Strategies for Businesses to Stay Loan-Ready

To ensure your business remains eligible for funding in this evolving environment, you must adapt your compliance strategy.

Adopt Accounting Software

Manual filing is no longer sustainable. Use accounting software that integrates directly with the GST portal. This ensures your e-invoices are generated correctly and your GSTR-1 and GSTR-3B data match exactly.

Perform Monthly Reconciliation

Do not wait until the end of the financial year to correct errors. Reconcile your purchase records with GSTR-2B every month and use the IMS to reject incorrect invoices right away. This helps maximise your Input Tax Credit and keeps your tax liability accurate.

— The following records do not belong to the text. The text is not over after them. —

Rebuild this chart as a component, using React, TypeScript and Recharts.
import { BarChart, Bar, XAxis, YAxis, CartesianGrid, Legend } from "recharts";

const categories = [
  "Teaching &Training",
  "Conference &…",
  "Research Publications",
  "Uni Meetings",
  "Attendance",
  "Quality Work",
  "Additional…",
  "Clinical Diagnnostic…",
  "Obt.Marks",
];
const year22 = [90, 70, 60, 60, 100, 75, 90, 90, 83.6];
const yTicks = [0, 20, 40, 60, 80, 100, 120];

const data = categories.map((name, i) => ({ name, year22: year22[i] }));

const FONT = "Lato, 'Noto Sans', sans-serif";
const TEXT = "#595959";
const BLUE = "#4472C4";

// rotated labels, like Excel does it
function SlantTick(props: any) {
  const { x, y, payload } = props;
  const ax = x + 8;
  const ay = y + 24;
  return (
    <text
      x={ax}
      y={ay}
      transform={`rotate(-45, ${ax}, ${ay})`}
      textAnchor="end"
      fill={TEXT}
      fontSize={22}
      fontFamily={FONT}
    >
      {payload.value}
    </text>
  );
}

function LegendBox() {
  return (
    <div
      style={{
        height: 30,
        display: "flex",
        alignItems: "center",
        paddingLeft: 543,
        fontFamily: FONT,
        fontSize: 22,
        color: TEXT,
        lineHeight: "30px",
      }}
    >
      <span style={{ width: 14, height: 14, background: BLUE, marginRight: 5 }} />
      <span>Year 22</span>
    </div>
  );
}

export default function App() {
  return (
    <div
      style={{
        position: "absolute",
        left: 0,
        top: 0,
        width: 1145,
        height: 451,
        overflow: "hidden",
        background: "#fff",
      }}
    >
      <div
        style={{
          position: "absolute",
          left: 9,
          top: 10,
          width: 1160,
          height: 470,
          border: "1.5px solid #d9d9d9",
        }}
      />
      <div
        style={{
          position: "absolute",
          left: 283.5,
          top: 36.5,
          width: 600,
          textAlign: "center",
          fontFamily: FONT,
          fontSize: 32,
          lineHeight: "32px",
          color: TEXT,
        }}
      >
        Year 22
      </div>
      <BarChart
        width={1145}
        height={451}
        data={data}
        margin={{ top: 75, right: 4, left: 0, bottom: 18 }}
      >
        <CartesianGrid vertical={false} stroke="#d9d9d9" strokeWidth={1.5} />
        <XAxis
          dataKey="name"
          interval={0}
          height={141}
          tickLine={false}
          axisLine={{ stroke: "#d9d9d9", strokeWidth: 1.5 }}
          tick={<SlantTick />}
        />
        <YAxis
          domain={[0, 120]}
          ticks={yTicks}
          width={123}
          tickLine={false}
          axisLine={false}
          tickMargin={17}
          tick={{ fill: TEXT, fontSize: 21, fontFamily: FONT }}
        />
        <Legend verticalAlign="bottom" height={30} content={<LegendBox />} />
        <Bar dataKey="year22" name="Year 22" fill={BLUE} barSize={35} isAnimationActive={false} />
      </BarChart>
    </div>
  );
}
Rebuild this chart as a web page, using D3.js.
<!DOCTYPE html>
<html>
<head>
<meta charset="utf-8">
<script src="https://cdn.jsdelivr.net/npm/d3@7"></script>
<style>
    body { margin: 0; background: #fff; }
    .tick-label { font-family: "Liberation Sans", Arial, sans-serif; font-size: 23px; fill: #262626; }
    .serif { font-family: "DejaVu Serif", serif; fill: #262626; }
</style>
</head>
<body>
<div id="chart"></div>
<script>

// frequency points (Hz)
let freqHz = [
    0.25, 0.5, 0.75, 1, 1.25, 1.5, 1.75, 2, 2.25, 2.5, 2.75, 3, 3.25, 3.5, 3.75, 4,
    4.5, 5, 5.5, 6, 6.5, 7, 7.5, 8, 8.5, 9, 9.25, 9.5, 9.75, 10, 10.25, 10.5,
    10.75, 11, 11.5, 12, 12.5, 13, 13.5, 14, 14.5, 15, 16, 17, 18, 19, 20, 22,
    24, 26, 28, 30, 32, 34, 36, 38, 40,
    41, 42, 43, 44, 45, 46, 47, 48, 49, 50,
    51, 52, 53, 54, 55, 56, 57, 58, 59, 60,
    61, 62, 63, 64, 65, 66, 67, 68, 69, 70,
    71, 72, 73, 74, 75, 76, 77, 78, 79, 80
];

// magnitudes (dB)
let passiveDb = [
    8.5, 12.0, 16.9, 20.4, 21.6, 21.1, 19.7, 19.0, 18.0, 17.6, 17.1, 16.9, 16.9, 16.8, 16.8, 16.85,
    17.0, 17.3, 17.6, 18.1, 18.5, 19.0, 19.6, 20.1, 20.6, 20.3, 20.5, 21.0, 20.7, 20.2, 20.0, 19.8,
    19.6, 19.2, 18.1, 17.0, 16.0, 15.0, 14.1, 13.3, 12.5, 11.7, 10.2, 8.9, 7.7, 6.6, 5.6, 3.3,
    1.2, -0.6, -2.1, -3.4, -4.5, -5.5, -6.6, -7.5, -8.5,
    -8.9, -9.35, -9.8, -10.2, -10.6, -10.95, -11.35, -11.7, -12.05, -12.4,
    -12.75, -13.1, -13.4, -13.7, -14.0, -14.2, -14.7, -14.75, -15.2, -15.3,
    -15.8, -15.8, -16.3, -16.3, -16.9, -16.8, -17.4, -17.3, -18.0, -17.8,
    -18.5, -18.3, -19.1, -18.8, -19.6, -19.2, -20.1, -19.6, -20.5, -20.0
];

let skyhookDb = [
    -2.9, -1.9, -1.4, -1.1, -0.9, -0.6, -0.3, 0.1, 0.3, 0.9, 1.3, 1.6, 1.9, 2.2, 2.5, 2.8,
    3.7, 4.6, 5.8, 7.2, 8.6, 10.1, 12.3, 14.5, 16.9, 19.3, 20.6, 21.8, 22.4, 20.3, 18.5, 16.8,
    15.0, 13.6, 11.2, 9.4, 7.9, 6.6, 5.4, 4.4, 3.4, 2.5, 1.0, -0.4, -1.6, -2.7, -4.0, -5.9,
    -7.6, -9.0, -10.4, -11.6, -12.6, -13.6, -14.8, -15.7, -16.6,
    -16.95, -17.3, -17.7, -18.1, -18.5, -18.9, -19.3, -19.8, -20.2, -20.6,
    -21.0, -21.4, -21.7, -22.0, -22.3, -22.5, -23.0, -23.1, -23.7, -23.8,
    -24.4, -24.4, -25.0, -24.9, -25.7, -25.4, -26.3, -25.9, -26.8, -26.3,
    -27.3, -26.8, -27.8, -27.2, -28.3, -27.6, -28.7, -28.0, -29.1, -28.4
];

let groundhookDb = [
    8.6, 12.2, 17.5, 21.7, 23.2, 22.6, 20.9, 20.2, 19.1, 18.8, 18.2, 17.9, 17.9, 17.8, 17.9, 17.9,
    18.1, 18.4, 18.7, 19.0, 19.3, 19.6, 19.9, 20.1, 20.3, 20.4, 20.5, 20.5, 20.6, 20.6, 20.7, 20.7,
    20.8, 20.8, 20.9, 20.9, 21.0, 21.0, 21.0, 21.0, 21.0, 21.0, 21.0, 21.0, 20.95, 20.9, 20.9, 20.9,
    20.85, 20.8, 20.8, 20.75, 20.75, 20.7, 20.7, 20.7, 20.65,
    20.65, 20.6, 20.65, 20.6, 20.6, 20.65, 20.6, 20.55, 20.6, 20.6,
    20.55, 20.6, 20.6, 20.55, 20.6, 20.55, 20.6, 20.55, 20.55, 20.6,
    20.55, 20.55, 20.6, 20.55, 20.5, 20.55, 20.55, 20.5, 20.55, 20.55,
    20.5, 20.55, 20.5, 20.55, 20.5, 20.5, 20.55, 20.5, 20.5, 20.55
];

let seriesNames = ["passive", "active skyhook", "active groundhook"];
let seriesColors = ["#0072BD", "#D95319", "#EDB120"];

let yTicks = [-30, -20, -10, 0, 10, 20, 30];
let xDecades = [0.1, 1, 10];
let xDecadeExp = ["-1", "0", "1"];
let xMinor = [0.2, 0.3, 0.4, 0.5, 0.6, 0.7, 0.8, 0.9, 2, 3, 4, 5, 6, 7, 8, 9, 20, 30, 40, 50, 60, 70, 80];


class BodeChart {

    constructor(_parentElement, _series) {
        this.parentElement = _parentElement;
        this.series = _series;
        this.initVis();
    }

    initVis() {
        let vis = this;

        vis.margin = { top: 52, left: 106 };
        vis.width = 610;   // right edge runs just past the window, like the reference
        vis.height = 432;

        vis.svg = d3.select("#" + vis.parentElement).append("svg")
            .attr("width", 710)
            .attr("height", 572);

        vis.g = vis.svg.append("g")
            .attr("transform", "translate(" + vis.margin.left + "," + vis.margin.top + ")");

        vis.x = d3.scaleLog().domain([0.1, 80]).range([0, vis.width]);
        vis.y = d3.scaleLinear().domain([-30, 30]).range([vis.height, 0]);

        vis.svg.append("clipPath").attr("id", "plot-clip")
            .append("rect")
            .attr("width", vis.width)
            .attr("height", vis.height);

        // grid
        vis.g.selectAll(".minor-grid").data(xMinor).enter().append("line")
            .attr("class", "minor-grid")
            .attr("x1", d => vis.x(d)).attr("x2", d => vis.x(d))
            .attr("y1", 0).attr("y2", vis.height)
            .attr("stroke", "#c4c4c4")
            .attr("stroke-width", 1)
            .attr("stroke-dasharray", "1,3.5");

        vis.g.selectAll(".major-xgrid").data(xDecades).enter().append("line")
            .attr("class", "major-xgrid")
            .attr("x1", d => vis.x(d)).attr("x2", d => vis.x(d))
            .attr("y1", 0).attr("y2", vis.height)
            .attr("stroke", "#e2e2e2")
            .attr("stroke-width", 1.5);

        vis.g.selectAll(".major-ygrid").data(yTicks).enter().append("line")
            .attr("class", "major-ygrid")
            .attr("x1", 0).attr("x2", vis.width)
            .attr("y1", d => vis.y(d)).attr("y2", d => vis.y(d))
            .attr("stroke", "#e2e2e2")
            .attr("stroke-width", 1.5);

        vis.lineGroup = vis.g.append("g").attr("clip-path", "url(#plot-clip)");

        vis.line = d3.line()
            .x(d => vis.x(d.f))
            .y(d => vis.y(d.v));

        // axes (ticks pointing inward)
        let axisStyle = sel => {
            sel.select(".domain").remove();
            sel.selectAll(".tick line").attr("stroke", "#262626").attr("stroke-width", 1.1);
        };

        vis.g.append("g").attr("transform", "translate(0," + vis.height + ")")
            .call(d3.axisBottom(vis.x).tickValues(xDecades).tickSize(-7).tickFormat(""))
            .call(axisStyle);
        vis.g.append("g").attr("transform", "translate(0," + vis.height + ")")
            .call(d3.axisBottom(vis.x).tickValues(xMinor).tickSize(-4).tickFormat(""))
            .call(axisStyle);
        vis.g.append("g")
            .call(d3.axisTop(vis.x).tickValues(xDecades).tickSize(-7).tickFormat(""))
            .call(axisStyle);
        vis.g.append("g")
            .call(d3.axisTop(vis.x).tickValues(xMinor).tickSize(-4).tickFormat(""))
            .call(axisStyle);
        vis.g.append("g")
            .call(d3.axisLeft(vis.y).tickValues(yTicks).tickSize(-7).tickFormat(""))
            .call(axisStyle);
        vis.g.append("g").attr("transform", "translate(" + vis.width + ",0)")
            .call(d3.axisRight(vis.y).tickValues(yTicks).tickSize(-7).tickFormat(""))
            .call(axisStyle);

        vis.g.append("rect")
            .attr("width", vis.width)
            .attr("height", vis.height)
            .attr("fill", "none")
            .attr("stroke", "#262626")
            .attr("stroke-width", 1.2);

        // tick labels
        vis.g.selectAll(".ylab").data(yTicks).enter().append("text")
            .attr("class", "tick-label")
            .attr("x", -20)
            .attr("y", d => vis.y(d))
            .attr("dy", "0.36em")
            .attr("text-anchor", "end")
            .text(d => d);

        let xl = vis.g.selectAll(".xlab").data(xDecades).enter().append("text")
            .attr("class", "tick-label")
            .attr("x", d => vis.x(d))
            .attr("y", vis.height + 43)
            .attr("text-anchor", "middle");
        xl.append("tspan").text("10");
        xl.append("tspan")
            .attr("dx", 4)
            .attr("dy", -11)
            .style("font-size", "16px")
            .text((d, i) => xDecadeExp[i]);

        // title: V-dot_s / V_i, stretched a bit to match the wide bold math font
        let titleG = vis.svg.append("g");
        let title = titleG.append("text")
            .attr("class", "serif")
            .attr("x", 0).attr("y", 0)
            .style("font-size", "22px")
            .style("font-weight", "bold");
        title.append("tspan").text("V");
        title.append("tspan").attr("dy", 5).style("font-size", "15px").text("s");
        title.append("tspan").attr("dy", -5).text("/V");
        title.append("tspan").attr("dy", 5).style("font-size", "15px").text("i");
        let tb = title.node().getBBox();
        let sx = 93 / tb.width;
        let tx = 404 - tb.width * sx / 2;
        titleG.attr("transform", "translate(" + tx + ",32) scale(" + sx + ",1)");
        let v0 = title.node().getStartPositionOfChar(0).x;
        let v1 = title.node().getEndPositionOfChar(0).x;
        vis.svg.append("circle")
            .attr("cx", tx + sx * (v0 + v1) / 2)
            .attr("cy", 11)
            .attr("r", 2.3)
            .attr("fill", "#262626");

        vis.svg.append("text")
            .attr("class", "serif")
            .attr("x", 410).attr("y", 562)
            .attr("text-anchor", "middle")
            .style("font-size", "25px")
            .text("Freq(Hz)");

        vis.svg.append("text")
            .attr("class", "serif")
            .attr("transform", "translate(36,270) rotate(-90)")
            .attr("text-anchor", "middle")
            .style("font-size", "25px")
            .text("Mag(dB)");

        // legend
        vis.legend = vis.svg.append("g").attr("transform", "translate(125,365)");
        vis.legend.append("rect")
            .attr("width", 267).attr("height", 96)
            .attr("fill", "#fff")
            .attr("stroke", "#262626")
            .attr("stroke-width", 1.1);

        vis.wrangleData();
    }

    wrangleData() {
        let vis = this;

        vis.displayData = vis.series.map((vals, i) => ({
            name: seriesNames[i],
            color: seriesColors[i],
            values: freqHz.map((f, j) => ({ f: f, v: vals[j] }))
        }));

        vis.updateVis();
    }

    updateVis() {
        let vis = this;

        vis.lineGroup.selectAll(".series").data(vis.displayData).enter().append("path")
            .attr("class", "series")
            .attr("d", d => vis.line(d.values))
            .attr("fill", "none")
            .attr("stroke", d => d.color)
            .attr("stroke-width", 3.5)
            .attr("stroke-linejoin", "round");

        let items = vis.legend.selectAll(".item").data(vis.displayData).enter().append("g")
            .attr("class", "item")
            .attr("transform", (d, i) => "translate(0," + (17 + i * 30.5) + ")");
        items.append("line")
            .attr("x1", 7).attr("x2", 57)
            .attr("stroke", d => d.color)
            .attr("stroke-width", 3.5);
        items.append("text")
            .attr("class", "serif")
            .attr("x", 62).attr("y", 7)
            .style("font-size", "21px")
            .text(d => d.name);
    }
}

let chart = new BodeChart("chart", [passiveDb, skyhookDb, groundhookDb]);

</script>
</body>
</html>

Classify Transactions Correctly

Errors in categorising transactions can lead to significant compliance issues. Ensure your team understands the distinctions among the GST types applicable to your goods and services. Applying IGST to inter-state sales and CGST/SGST to local sales correctly prevents data mismatches that could alarm potential lenders.

Maintain Timely Filings

Never miss a deadline. Even the delay of a single day attracts late fees and, more importantly, leaves a negative mark on your compliance history. Consistent timeliness signals financial discipline to lenders, which can be a strong negotiating point when discussing the interest rate on Business Loan offers.

Final Thoughts

GST compliance will rely more on automation, real-time data, and strict checks in 2026. For MSME owners, this creates an opportunity rather than a challenge. Maintaining accurate, digital, and compliant GST records helps avoid penalties and strengthens business credibility. Financial institutions prefer lending to transparent and well-documented businesses. Following GST rules consistently improves access to flexible and unsecured funding, supporting long-term business growth.

Disclaimer: The information provided in this content is for general awareness purposes only and should not be considered financial advice. Please consult with your financial advisor before making any decisions.